Las Vegas Sun

April 24, 2024

Merger a step closer to federal approval

WASHINGTON -- The staff of the Federal Communications Commission has recommended approval of Sprint Corp.'s $35 billion acquisition of Nextel Communications Inc., according to a source with firsthand knowledge of the deliberations.

The source, speaking on condition of anonymity because the recommendation has not been made public, said staff members looking into the deal have forwarded their findings to the agency's four commissioners.

Sprint, based in Overland Park, Kan., and Nextel, based in Reston, Va., announced the proposed merger in December.
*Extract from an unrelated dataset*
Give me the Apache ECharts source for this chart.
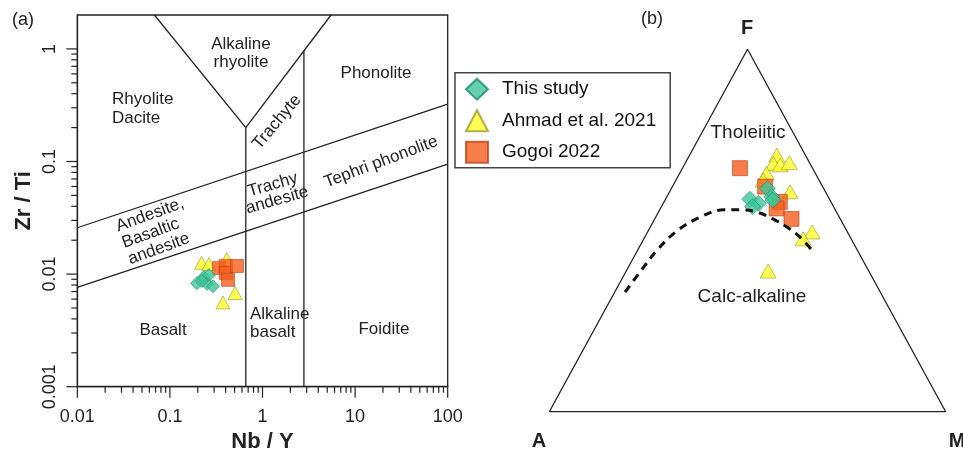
<!DOCTYPE html>
<html><head><meta charset="utf-8">
<script src="https://cdn.jsdelivr.net/npm/echarts@6/dist/echarts.min.js"></script>
<style>html,body{margin:0;padding:0;background:#fff}#c{width:963px;height:450px}</style>
</head><body><div id="c"></div>
<script>
// ---------- Panel (a): Nb/Y vs Zr/Ti ----------
const thisStudyA = [[0.196,0.0083],[0.233,0.0094],[0.264,0.0098],[0.252,0.0082],[0.292,0.0078],[0.222,0.0087]];
const ahmadA = [[0.220,0.0126],[0.264,0.0123],[0.410,0.0136],[0.505,0.0068],[0.374,0.0056]];
const gogoiA = [[0.339,0.0113],[0.400,0.0118],[0.403,0.0102],[0.531,0.0118],[0.424,0.0089]];
// field boundaries (Nb/Y, Zr/Ti)
const vLeftArm = [[0.068,2],[0.66,0.2]];
const vRightArm = [[0.66,0.2],[5.5,2]];
const vertical1 = [[0.66,0.001],[0.66,0.2]];
const vertical2 = [[2.8,0.001],[2.8,0.97]];
const upperDiag = [[0.01,0.0258],[100,0.324]];
const lowerDiag = [[0.01,0.00763],[100,0.0948]];
const xTickLabels = [0.01,0.1,1,10,100];
const yTickLabels = [0.001,0.01,0.1,1];

// ---------- Panel (b): AFM ternary, [A, F, M] % ----------
const thisStudyB = [[20.1,58.6,21.3],[18.5,57.5,24.0],[20.4,56.6,23.0],[14.2,61.6,24.2],[14.2,59.3,26.5],[14.4,58.4,27.2]];
const ahmadB = [[7.2,70.8,22.0],[9.2,68.5,22.3],[7.7,68.1,24.2],[5.1,68.7,26.2],[12.3,65.8,21.9],[14.1,63.9,22.0],[8.9,60.7,30.4],[8.9,49.6,41.5],[12.1,47.7,40.2],[25.4,38.8,35.8]];
const gogoiB = [[18.3,67.2,14.5],[14.5,62.1,23.4],[12.9,57.9,29.2],[14.6,56.1,29.3],[12.3,53.2,34.5]];
const tholeiiticBoundary = [[64.4,33.0,2.6],[57.9,38.5,3.6],[50.5,44.6,4.9],[42.8,49.9,7.3],[35.1,53.7,11.2],[28.1,55.7,16.2],[23.6,55.7,20.7],[20.1,55.1,24.8],[17.0,53.2,29.8],[14.1,50.4,35.5],[12.3,47.4,40.3],[11.4,44.1,44.5]];
const triangleVertices = [[100,0,0],[0,0,100],[0,100,0],[100,0,0]];

function tern(p){ const s=p[0]+p[1]+p[2]; const F=p[1]/s, M=p[2]/s; return [M+F/2, F]; }

const FONT = '"Liberation Sans", Arial, sans-serif';
const INK = '#222';

// tick marks for panel (a) (axis structure)
const tickData = [];
const xMin=0.01, yMin=0.001;
for (let k=-2;k<=2;k++){ const d=Math.pow(10,k); tickData.push([d,yMin,1]); if(k<2) for(let m=2;m<=9;m++) tickData.push([m*d,yMin,0]); }
for (let k=-3;k<=0;k++){ const d=Math.pow(10,k); tickData.push([xMin,d,3]); if(k<0) for(let m=2;m<=9;m++) tickData.push([xMin,m*d,2]); }

const styleGreen = {color:'#3cc59a', borderColor:'#1e8a68', borderWidth:0.8};
const styleYellow = {color:'#ffff26', borderColor:'#9c9a3c', borderWidth:0.8};
const styleOrange = {color:'#f55d1e', borderColor:'#b8461c', borderWidth:0.8};

function fmtLog(v){ const l=Math.log10(v); return Math.abs(l-Math.round(l))<1e-6 ? String(Number(v.toPrecision(6))) : ''; }

function boundary(data, extra){ return Object.assign({type:'line', data:data, xAxisIndex:0, yAxisIndex:0, showSymbol:false, silent:true, clip:false, lineStyle:{color:INK, width:1.3}}, extra||{}); }

function txt(t, x, y, o){
  o = o||{};
  return {type:'text', x:x, y:y, rotation:(o.rot||0)*Math.PI/180, silent:true,
    style:{text:t, x:0, y:0, fill:o.fill||INK, font:(o.weight||'normal')+' '+(o.size||17)+'px '+FONT,
      align:o.align||'center', verticalAlign:o.va||'middle', lineHeight:o.lh||18}};
}

const chart = echarts.init(document.getElementById('c'), null, {renderer:'canvas'});
chart.setOption({
  animation:false,
  backgroundColor:'#fff',
  grid:[
    {left:77.3, top:15, width:370.4, height:371.7, show:true, borderColor:INK, borderWidth:1.3, backgroundColor:'transparent', outerBoundsMode:'none', containLabel:false},
    {left:549.3, top:49.3, width:396.4, height:362.4, outerBoundsMode:'none', containLabel:false}
  ],
  xAxis:[
    {type:'log', gridIndex:0, min:0.01, max:100, logBase:10,
     axisLine:{lineStyle:{color:INK,width:1.3}}, axisTick:{show:false}, splitLine:{show:false},
     axisLabel:{formatter:fmtLog, fontSize:18, color:INK, fontFamily:FONT, margin:21},
     name:'Nb / Y', nameLocation:'middle', nameGap:39,
     nameTextStyle:{fontSize:22, fontWeight:'bold', color:INK, fontFamily:FONT}},
    {type:'value', gridIndex:1, min:0, max:1, show:false}
  ],
  yAxis:[
    {type:'log', gridIndex:0, min:0.001, max:2, logBase:10,
     axisLine:{lineStyle:{color:INK,width:1.3}}, axisTick:{show:false}, splitLine:{show:false},
     axisLabel:{formatter:fmtLog, fontSize:18, color:INK, fontFamily:FONT, rotate:90, margin:18},
     name:'Zr / Ti', nameLocation:'middle', nameGap:42,
     nameTextStyle:{fontSize:22, fontWeight:'bold', color:INK, fontFamily:FONT}},
    {type:'value', gridIndex:1, min:0, max:1, show:false}
  ],
  legend:{
    left:455, top:72.7, orient:'vertical', selectedMode:false,
    data:[{name:'This study', icon:'diamond'},{name:'Ahmad et al. 2021', icon:'triangle'},{name:'Gogoi 2022', icon:'rect'}],
    itemWidth:22, itemHeight:21, itemGap:8.5,
    padding:[5,14,4,10], borderColor:'#444', borderWidth:1.5,
    textStyle:{fontSize:19, color:'#111', fontFamily:FONT, padding:[0,0,0,9]}
  },
  series:[
    {type:'custom', xAxisIndex:0, yAxisIndex:0, silent:true, clip:false, data:tickData,
     dimensions:['x','y','k'], encode:{x:'x', y:'y'},
     renderItem:function(params, api){
       const k=api.value(2); const p=api.coord([api.value(0), api.value(1)]);
       let sh;
       if (k<2){ const len = k===1?11:6; sh={x1:p[0],y1:p[1],x2:p[0],y2:p[1]+len}; }
       else { const len = k===3?11:6; sh={x1:p[0]-len,y1:p[1],x2:p[0],y2:p[1]}; }
       return {type:'line', shape:sh, style:{stroke:INK, lineWidth:1.2}};
     }},
    boundary(vLeftArm), boundary(vRightArm), boundary(vertical1), boundary(vertical2),
    boundary(upperDiag), boundary(lowerDiag),
    {type:'scatter', name:'Ahmad et al. 2021', xAxisIndex:0, yAxisIndex:0, data:ahmadA, symbol:'triangle', symbolSize:[14,13], itemStyle:styleYellow},
    {type:'scatter', name:'Gogoi 2022', xAxisIndex:0, yAxisIndex:0, data:gogoiA, symbol:'rect', symbolSize:13, itemStyle:styleOrange},
    {type:'scatter', name:'This study', xAxisIndex:0, yAxisIndex:0, data:thisStudyA, symbol:'diamond', symbolSize:13, itemStyle:styleGreen},
    // panel (b)
    {type:'line', xAxisIndex:1, yAxisIndex:1, data:triangleVertices.map(tern), showSymbol:false, silent:true, clip:false,
     lineStyle:{color:INK, width:1.3}},
    {type:'line', xAxisIndex:1, yAxisIndex:1, data:tholeiiticBoundary.map(tern), showSymbol:false, silent:true, clip:false, smooth:0.4,
     lineStyle:{color:'#111', width:3, type:[8,6]}},
    {type:'scatter', name:'Ahmad et al. 2021', xAxisIndex:1, yAxisIndex:1, data:ahmadB.map(tern), symbol:'triangle', symbolSize:[16,14], itemStyle:styleYellow},
    {type:'scatter', name:'Gogoi 2022', xAxisIndex:1, yAxisIndex:1, data:gogoiB.map(tern), symbol:'rect', symbolSize:15, itemStyle:styleOrange},
    {type:'scatter', name:'This study', xAxisIndex:1, yAxisIndex:1, data:thisStudyB.map(tern), symbol:'diamond', symbolSize:16, itemStyle:styleGreen}
  ],
  graphic:[
    txt('(a)', 23, 20, {size:18}),
    txt('(b)', 652, 19, {size:18}),
    txt('Alkaline\nrhyolite', 241, 53),
    txt('Phonolite', 376, 73),
    txt('Rhyolite\nDacite', 112, 108.5, {align:'left', lh:19}),
    txt('Trachyte', 277, 122, {rot:50}),
    txt('Tephri phonolite', 381, 162, {rot:20.6}),
    txt('Trachy\nandesite', 275, 192.5, {rot:16, lh:16}),
    txt('Andesite,\nBasaltic\nandesite', 122.7, 243.5, {rot:20, align:'left', lh:17.5}),
    txt('Basalt', 163, 330),
    txt('Alkaline\nbasalt', 250, 323, {align:'left'}),
    txt('Foidite', 384, 329),
    txt('F', 747, 28, {size:20, weight:'bold'}),
    txt('A', 539, 441, {size:20, weight:'bold'}),
    txt('M', 957, 441, {size:20, weight:'bold'}),
    txt('Tholeiitic', 748, 133, {size:19}),
    txt('Calc-alkaline', 752, 297, {size:19})
  ]
});
</script>
</body></html>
Sprint-Nextel would be the third-largest wireless provider in the country after market leaders Cingular Wireless and Verizon Wireless.

Shareholders from both companies are scheduled to vote on the merger Wednesday.

On Monday, Sprint agreed to buy affiliate U.S. Unwired Inc. for about $1 billion to end the affiliate's legal challenge to the Sprint-Nextel merger. Sprint and Nextel still face another legal challenge, this one filed by Nextel's affiliate, Nextel Partners Inc., which wants to prevent the merged company from changing its brand to Sprint.

The merger would give Sprint access to Nextel's 15.3 million subscribers, many of whom are business customers who are more profitable than Sprint's base of customers. In all, the new company would have 35 million wireless subscribers and a combined $40 billion in annual revenue.

Word of the FCC staff recommendation comes a day after the commission approved a smaller merger in the wireless world -- Alltel Corp.'s $4.4 billion acquisition of Western Wireless Corp. That union would make Alltel the nation's fifth-largest cellular telephone service provider.